2. PCAP format specific headers
Packets can be either analysed in real-time (stream mode) or stored in files for upcoming analysis (batch mode). In the latter case, the packets are stored in the pcap format, adding some specific headers :
- a global header is added in the beginning of the pcap file
- a packet header is added in front of each packet
In this tutorial we are going to capture packets in live stream mode
Why capturing network packets ?¶
Packet sniffing, or packet analysis, is the process of capturing any data transmitted over the local network and searching for any information that may be useful for :
- Troubleshooting network problems
- Detecting network intrusion attempts
- Detecting network misuse by internal and external users
- Monitoring network bandwidth utilization
- Monitoring network and endpoint security status
- Gathering and report network statistics
Packets information collected by Logisland¶
LogIsland parses all the fields of IP protocol headers, namely :
1. IP Header fields
- IP version : ip_version
- Internet Header Length : ip_internet_header_length
- Type of Service : ip_type_of_service
- Datagram Total Length : ip_datagram_total_length
- Identification : ip_identification
- Flags : ip_flags
- Fragment offset : ip_fragment_offset
- Time To Live : ip_time_to_live
- Protocol : protocol
- Header Checksum : ip_checksum
- Source IP address : src_ip
- Destination IP address : dst_ip
- Options : ip_options (variable size)
- Padding : ip_padding (variable size)
2. TCP Header fields
- Source port number : src_port
- Destination port number : dest_port
- Sequence Number : tcp_sequence_number
- Acknowledgment Number : tcp_acknowledgment_number
- Data offset : tcp_data_offset
- Flags : tcp_flags
- Window size : tcp_window_size
- Checksum : tcp_checksum
- Urgent Pointer : tcp_urgent_pointer
- Options : tcp_options (variable size)
- Padding : tcp_padding (variable size)
3. UDP Header fields
- Source port number : src_port
- Destination port number : dest_port
- Segment total length : udp_segment_total_length
- Checksum : udp_checksum
2. Tutorial environment¶
This tutorial aims to show how to capture live Network Packets and process then in LogIsland. Through its out-of-the-box ParseNetworkPacket processor, LogIsland is able to receive and handle network packets captured by a packet sniffer tool. Using LogIsland, you will be able to inspect those packets for network security, optimization or monitoring reasons.
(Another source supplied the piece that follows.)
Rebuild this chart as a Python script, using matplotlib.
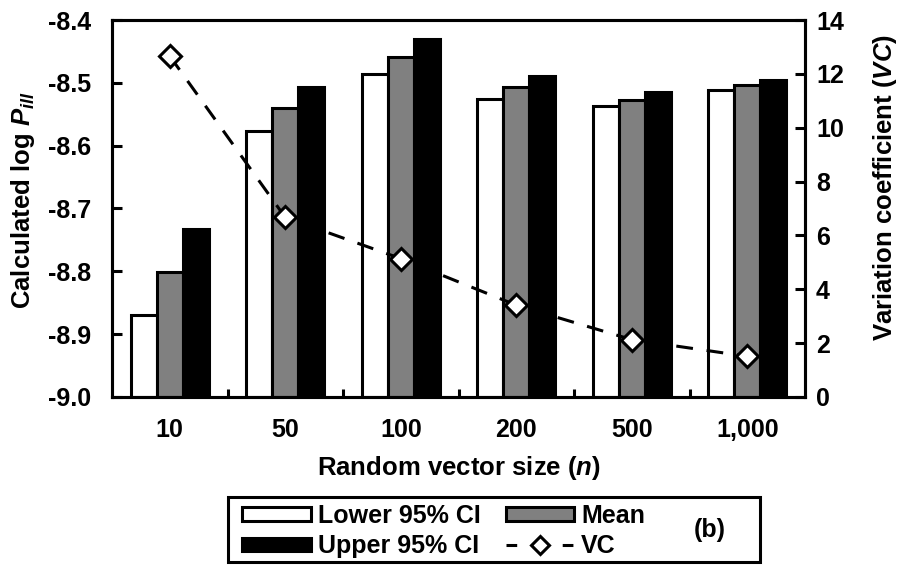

In this tutorial, we will show you how to capture network packets, process those packets in LogIsland, index them in ElasticSearch and then display them in Kibana.
We will launch two streaming processors, one for parsing Network Packets into LogIsland packet records, and one to index those packet records in ElasticSearch.
Packet Capture Tool¶
For the purpose of this tutorial, we are going to capture network packets (off-the-wire) into a kafka topic using pycapa Apache probe, a tool based on Pcapy, a Python extension module that interfaces with the libpcap packet capture library.
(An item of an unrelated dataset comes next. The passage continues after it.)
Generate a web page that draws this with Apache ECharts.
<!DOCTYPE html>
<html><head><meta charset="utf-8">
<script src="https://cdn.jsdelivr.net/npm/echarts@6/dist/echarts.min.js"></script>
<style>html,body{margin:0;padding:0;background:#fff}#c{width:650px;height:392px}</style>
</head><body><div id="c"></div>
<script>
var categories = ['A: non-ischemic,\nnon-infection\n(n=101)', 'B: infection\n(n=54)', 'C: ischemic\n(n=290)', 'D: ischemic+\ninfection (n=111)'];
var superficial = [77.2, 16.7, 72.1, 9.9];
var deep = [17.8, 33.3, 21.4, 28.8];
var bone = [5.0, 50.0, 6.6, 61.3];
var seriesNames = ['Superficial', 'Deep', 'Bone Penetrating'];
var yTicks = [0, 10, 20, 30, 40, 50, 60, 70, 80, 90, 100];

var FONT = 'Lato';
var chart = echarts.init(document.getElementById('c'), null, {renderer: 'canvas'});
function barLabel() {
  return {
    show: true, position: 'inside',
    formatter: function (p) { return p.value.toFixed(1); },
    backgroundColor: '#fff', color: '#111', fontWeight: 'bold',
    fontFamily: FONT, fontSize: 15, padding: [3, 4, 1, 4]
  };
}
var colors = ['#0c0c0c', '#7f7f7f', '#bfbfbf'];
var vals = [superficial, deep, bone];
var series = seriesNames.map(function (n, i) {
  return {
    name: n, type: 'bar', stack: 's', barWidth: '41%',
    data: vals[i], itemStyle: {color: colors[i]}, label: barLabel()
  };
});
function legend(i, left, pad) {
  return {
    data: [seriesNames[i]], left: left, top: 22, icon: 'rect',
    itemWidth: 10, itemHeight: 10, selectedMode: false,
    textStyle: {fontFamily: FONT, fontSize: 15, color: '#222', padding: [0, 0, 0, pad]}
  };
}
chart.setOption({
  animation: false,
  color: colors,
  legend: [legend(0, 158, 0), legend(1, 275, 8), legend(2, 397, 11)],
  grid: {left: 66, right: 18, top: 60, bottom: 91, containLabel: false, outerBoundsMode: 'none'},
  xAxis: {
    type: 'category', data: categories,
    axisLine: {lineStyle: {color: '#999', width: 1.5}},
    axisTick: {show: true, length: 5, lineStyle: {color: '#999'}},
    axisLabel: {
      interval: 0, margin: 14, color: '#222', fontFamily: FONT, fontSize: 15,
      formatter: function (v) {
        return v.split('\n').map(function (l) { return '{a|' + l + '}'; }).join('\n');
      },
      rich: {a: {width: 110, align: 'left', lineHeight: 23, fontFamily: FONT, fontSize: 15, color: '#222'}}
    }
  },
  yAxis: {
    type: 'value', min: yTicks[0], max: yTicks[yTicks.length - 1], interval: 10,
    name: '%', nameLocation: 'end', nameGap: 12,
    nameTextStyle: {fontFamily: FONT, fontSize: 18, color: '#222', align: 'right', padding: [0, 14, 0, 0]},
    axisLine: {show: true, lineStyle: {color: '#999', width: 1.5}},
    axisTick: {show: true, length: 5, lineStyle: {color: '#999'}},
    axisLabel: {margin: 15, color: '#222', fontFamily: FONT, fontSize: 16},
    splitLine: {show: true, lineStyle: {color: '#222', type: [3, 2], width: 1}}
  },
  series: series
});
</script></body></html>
For information, it is also possible to use the fastcapa Apache probe, based on DPDK, intended for high-volume packet capture.
Note
You can download the latest release of LogIsland and the YAML configuration file for this tutorial which can be also found under $LOGISLAND_HOME/conf directory in the LogIsland container.
3. Start LogIsland as a Docker container¶
LogIsland is packaged as a Docker container that you can build yourself or pull from Docker Hub. The docker container is built from a Centos 6.4 image with the following tools enabled (among others)
- Kafka
- Spark
- Elasticsearch
- Kibana
- LogIsland
Pull the image from Docker Repository (it may take some time)
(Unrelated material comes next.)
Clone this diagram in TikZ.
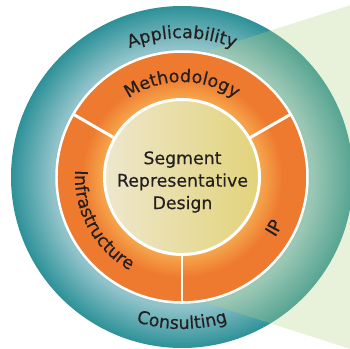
\documentclass[tikz,border=0pt]{standalone}
\usepackage{fontspec}
\setmainfont{DejaVu Sans}[FakeBold=0.35]
\usetikzlibrary{decorations.text}
\definecolor{tealout}{RGB}{45,145,152}
\definecolor{tealin}{RGB}{145,195,202}
\definecolor{orng}{RGB}{238,122,47}
\definecolor{orngl}{RGB}{246,168,78}
\definecolor{creaml}{RGB}{238,231,204}
\definecolor{creamr}{RGB}{226,211,122}
\definecolor{wedgegreen}{RGB}{181,211,133}
\definecolor{txt}{RGB}{35,31,32}
\pgfdeclareradialshading{tealring}{\pgfpoint{0bp}{0bp}}{color(0bp)=(tealin); color(19bp)=(tealin); color(25bp)=(tealout); color(50bp)=(tealout)}
\pgfdeclareradialshading{orangering}{\pgfpoint{0bp}{0bp}}{color(0bp)=(orngl); color(15.5bp)=(orngl); color(20bp)=(orng); color(25bp)=(orng); color(50bp)=(orng)}
\newcommand\curvtext{\fontsize{17.6}{20}\selectfont}
\begin{document}
\begin{tikzpicture}[x=1bp,y=1bp,
  ringtext/.style={decorate, decoration={text along path, text align=center, text color=txt, text={|\curvtext|#1}}},
  divider/.style={white, line width=3}]
\useasboundingbox (-182,-172) rectangle (168,177);
\fill[white] (-182,-172) rectangle (168,177);
\clip (-182,-172) rectangle (168,177);
% outer teal ring
\shade[shading=tealring] (0,0) circle[radius=171];
% green callout wedge
\fill[wedgegreen, fill opacity=0.3] (0,118) -- (200,182) -- (200,-182) -- (0,-118) -- cycle;
% orange ring
\shadedraw[shading=orangering, draw=white, line width=2.5] (0,0) circle[radius=125.5];
\foreach \a in {30,150,270} \draw[divider] (\a:76) -- (\a:126.5);
% inner circle
\shadedraw[left color=creaml, right color=creamr, draw=white, line width=3] (0,0) circle[radius=77.5];
\node[font=\fontsize{17.4}{22.5}\selectfont, text=txt, align=center] (core) at (0.5,-5) {Segment\\Representative\\Design};
% curved labels
\path[ringtext=Applicability] (135:139) arc[start angle=135, end angle=45, radius=139];
\path[ringtext=Methodology] (150:95) arc[start angle=150, end angle=30, radius=95];
\path[ringtext=Infrastructure] (150:107) arc[start angle=150, end angle=267, radius=107];
\path[ringtext=IP] (-60:111) arc[start angle=-60, end angle=2, radius=111];
\path[ringtext=Consulting] (230:152) arc[start angle=230, end angle=310, radius=152];
\end{tikzpicture}
\end{document}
docker pull hurence/logisland
You should be aware that this Docker container is quite eager in RAM and will need at least 8G of memory to run smoothly. Now run the container
# run container
docker run \
-it \
-p 80:80 \
-p 8080:8080 \
-p 3000:3000 \
-p 9200-9300:9200-9300 \
-p 5601:5601 \
-p 2181:2181 \
-p 9092:9092 \
-p 9000:9000 \
-p 4050-4060:4050-4060 \
--name logisland \
-h sandbox \
hurence/logisland bash
# get container ip
docker inspect logisland
# or if your are on mac os
docker-machine ip default
you should add an entry for sandbox (with the container ip) in your /etc/hosts
as it will be easier to access to all web services in logisland running container.
Note
If you have your own Spark and Kafka cluster, you can download the latest release and unzip on an edge node.
4. Parse Network Packets¶
In this tutorial we will capture network packets, process those packets in LogIsland and index them in ElasticSearch.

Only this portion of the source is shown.